→ THE REQUEST
Copy all lines that contain the word "Python".

→ RECORDS SHOWN

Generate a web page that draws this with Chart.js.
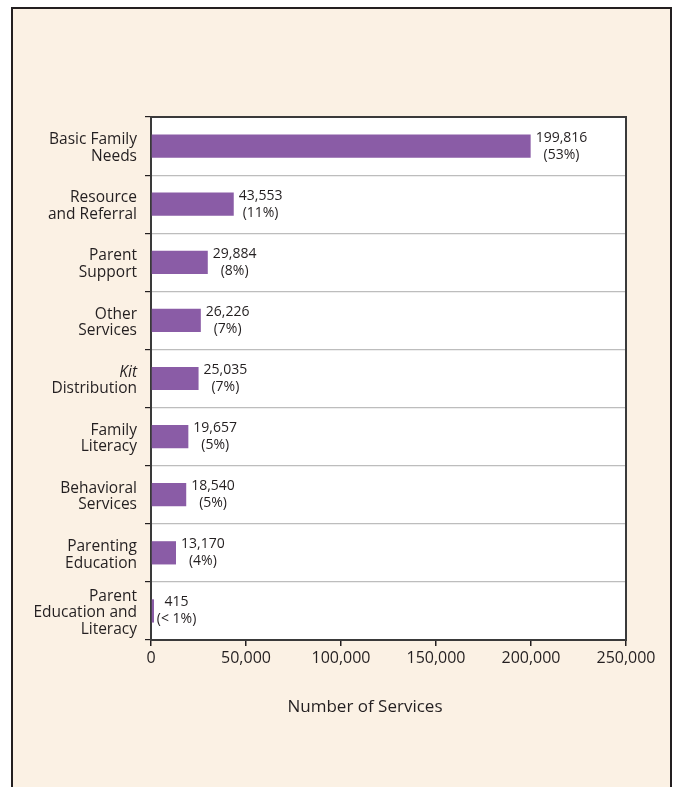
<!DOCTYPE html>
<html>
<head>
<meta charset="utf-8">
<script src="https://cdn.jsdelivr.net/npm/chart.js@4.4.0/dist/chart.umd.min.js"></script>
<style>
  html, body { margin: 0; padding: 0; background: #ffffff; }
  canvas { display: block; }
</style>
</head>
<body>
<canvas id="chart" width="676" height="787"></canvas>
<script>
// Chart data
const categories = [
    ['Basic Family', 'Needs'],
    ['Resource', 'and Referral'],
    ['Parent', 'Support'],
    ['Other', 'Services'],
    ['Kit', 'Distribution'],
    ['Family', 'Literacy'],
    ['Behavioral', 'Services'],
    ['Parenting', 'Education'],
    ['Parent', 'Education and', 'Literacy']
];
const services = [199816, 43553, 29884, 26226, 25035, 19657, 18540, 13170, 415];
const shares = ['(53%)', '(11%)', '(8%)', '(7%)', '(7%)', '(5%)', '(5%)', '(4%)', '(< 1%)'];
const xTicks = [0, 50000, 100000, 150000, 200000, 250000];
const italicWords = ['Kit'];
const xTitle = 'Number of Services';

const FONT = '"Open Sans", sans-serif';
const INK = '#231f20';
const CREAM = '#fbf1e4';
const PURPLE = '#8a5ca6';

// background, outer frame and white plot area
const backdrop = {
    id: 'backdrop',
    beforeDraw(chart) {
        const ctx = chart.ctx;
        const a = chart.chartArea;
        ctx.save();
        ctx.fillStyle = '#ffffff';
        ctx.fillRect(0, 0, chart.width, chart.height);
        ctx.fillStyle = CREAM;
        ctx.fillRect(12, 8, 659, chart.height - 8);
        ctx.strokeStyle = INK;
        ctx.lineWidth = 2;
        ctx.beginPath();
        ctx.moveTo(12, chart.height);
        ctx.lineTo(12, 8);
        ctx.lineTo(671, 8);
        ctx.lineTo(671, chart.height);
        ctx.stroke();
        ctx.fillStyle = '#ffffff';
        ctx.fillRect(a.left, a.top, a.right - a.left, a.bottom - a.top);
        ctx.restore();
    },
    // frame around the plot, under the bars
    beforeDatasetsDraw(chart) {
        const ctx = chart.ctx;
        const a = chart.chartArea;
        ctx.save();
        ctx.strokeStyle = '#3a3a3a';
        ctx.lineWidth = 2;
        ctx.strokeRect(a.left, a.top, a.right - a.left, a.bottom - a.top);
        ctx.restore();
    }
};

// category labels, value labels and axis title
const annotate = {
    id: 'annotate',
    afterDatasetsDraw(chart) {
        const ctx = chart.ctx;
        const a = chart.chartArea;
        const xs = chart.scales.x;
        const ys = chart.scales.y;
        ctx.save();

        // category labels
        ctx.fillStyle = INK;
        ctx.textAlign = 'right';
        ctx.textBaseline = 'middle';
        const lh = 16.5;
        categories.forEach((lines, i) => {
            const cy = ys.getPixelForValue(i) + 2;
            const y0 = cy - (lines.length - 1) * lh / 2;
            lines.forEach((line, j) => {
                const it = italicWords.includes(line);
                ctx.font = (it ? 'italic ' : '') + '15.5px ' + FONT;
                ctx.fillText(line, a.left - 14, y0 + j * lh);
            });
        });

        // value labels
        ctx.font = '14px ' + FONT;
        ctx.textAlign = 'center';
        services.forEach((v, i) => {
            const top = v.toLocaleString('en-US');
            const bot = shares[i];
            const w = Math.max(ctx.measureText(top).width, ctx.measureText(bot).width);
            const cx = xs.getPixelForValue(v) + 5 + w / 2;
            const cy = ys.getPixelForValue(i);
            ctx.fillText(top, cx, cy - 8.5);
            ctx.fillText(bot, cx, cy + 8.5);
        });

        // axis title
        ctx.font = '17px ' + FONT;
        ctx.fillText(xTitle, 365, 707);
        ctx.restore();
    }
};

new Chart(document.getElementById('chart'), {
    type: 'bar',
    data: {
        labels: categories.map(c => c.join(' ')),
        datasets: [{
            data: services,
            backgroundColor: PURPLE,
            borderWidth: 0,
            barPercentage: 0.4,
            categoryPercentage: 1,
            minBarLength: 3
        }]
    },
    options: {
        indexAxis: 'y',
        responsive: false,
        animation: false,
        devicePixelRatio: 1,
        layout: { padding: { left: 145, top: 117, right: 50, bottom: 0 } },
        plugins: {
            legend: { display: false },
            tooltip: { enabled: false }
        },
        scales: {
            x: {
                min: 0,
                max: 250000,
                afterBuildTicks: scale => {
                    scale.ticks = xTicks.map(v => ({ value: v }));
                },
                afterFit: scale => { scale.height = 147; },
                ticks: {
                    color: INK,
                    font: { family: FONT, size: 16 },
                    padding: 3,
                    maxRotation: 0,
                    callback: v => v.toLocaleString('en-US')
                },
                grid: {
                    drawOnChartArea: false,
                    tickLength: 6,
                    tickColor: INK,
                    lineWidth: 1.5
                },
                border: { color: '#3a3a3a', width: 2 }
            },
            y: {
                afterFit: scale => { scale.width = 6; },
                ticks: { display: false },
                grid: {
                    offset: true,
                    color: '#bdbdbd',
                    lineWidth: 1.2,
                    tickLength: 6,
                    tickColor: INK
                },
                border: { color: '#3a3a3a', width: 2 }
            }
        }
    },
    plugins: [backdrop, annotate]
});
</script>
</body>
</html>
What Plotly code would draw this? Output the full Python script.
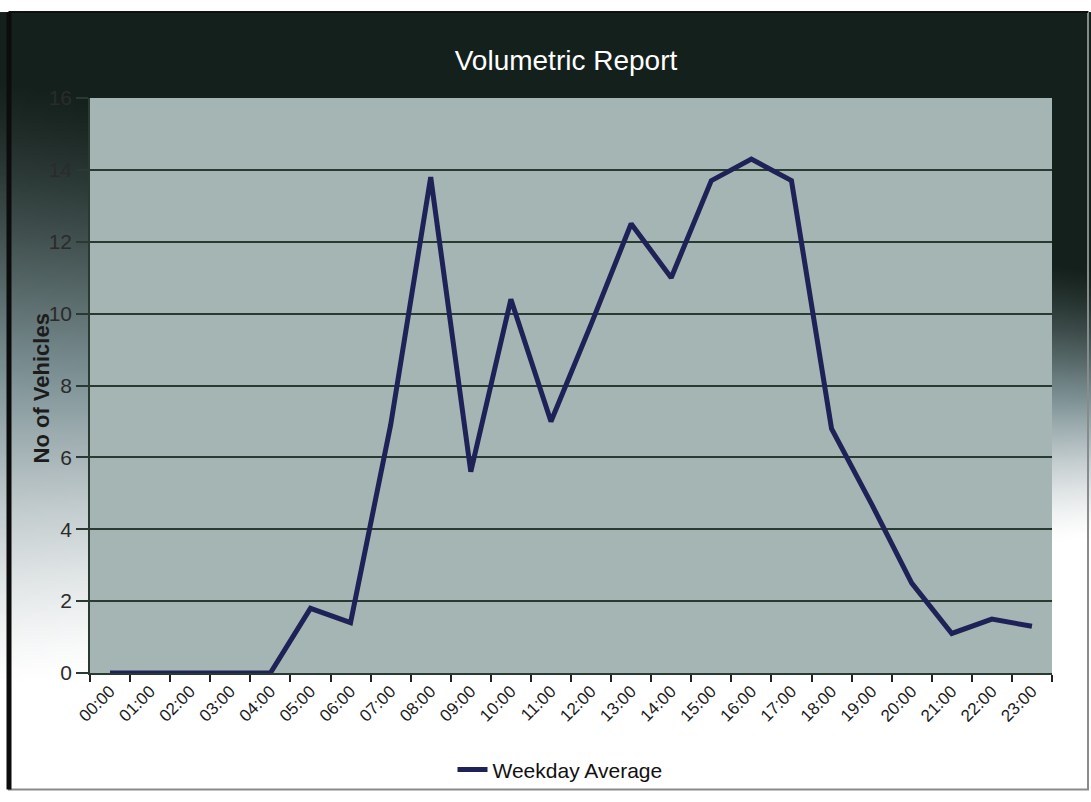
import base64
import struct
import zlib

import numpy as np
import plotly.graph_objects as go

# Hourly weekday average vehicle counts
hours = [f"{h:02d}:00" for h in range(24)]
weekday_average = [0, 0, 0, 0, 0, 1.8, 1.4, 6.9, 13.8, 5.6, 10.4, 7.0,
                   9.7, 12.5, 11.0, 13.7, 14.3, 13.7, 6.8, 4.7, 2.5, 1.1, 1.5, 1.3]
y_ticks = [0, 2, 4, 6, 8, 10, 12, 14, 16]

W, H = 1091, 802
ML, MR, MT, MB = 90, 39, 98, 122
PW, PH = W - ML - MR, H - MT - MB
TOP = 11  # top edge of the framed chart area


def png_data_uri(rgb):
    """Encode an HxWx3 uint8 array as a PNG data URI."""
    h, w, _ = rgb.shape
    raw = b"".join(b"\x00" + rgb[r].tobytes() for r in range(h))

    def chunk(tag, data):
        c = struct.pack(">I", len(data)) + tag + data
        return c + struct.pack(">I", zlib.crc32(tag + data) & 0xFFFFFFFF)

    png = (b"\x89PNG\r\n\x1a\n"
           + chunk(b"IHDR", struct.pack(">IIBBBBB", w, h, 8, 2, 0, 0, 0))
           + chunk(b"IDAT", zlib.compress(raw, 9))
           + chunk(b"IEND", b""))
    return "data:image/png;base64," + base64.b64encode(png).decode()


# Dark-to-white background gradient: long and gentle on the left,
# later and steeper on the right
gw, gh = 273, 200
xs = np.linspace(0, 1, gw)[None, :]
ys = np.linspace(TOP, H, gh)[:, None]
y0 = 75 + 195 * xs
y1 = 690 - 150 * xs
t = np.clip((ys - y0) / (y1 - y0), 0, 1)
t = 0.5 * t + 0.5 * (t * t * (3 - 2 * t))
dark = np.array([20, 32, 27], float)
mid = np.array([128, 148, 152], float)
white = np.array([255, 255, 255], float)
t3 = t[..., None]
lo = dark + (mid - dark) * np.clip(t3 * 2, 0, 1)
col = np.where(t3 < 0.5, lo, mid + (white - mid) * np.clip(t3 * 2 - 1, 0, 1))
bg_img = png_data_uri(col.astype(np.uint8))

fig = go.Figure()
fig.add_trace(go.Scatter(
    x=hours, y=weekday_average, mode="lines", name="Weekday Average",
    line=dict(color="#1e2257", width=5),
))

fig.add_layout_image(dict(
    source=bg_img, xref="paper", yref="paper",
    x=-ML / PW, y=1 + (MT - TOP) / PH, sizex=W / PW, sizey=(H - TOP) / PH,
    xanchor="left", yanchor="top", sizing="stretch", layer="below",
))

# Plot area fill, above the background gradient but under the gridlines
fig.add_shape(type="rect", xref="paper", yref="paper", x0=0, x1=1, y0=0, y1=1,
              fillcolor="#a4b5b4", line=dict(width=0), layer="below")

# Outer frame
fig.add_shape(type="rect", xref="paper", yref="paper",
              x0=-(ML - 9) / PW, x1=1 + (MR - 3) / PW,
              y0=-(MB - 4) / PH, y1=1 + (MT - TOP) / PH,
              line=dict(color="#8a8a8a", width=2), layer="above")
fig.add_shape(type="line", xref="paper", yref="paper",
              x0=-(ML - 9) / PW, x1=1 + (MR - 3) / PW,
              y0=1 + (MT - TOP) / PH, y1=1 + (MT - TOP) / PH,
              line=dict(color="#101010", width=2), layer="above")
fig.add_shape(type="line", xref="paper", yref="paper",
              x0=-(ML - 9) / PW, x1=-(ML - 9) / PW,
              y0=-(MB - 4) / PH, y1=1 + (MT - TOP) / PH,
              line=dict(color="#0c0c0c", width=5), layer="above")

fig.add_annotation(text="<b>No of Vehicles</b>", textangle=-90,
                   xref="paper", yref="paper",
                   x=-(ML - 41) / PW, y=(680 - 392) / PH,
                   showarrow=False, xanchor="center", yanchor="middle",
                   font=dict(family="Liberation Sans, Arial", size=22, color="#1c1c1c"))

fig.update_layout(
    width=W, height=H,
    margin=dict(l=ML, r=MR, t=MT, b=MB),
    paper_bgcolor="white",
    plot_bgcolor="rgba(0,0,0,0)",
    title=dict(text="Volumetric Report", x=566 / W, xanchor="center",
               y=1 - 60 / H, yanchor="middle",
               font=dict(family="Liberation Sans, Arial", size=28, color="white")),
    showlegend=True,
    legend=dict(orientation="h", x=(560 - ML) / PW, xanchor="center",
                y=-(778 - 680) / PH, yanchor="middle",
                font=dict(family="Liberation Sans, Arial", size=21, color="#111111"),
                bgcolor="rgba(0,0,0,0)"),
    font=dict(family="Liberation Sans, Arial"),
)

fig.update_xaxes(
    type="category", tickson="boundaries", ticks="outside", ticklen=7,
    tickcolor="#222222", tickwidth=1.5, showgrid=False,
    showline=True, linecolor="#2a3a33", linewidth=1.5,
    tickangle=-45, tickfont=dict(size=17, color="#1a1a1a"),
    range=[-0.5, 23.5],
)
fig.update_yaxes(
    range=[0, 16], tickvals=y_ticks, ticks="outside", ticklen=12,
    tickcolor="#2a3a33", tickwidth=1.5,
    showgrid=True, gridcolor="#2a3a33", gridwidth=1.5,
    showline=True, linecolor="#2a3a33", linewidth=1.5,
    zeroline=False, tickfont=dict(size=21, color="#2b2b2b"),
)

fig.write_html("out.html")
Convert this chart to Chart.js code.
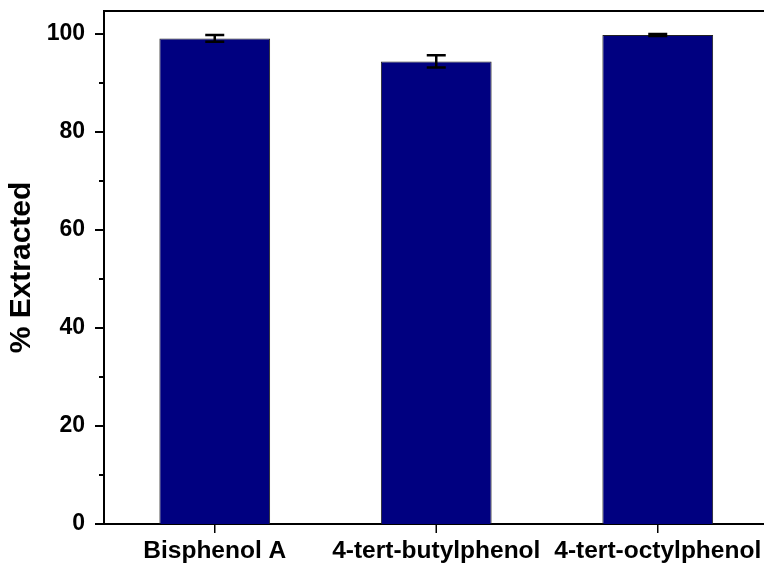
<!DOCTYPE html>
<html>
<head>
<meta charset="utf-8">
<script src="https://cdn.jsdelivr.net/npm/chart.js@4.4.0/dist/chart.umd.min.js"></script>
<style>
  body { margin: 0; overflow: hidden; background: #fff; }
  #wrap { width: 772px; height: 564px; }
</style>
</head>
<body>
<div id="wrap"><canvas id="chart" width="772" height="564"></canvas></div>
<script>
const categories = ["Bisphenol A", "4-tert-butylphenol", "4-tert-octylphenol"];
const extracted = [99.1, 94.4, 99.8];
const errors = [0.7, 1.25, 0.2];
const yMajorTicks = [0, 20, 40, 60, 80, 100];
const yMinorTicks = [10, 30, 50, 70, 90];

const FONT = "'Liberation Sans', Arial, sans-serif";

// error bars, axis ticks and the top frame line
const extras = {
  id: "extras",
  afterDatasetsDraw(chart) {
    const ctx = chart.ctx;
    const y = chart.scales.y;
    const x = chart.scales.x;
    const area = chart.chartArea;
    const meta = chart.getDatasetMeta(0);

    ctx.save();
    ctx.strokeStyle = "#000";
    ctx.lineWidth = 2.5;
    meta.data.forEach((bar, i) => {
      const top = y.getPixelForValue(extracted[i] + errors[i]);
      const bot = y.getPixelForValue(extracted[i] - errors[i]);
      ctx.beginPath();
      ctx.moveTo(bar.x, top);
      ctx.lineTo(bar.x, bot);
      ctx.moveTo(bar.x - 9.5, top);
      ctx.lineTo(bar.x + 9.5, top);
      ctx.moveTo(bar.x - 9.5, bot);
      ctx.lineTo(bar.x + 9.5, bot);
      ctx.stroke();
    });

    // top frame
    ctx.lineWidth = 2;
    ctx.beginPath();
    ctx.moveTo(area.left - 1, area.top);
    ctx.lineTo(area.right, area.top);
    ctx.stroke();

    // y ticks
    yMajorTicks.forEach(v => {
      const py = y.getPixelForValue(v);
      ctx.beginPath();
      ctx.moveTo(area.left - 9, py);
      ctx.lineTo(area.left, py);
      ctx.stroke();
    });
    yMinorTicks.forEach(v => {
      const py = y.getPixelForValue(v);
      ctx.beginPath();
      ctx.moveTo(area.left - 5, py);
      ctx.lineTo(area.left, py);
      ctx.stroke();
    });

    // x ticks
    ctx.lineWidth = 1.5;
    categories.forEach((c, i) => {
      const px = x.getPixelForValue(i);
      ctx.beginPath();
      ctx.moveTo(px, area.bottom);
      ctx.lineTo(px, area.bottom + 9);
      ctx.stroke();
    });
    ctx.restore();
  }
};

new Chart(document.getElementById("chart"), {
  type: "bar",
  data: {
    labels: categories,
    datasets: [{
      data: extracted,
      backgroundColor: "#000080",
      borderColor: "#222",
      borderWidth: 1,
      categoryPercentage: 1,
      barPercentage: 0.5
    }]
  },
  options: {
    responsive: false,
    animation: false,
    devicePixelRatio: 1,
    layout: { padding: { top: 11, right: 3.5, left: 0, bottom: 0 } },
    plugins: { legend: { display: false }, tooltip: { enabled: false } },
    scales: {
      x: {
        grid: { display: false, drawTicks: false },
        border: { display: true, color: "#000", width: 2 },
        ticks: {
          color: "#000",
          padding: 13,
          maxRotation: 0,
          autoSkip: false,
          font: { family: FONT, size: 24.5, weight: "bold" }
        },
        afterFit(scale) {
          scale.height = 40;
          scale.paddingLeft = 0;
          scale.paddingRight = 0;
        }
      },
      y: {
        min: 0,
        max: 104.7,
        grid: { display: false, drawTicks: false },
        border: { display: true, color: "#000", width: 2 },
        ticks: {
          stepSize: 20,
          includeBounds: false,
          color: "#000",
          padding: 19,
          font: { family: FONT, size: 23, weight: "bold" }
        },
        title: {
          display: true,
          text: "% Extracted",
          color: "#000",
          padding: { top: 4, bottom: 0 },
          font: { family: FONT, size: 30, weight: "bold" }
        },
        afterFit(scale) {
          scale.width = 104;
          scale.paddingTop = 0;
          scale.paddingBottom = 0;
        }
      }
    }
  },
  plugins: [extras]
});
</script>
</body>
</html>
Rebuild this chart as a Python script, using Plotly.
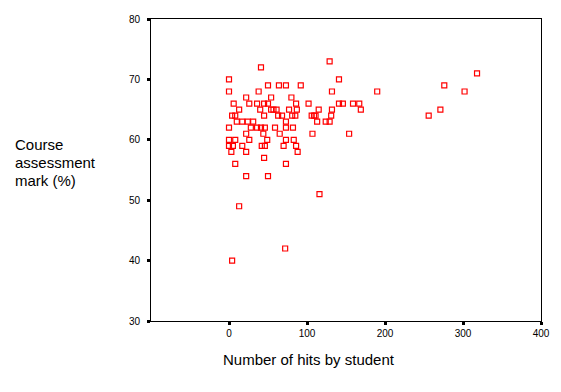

→ EXPECTED ANSWER
What Plotly code would draw this? Output the full Python script.
Rebuild this chart as a Python script, using Plotly.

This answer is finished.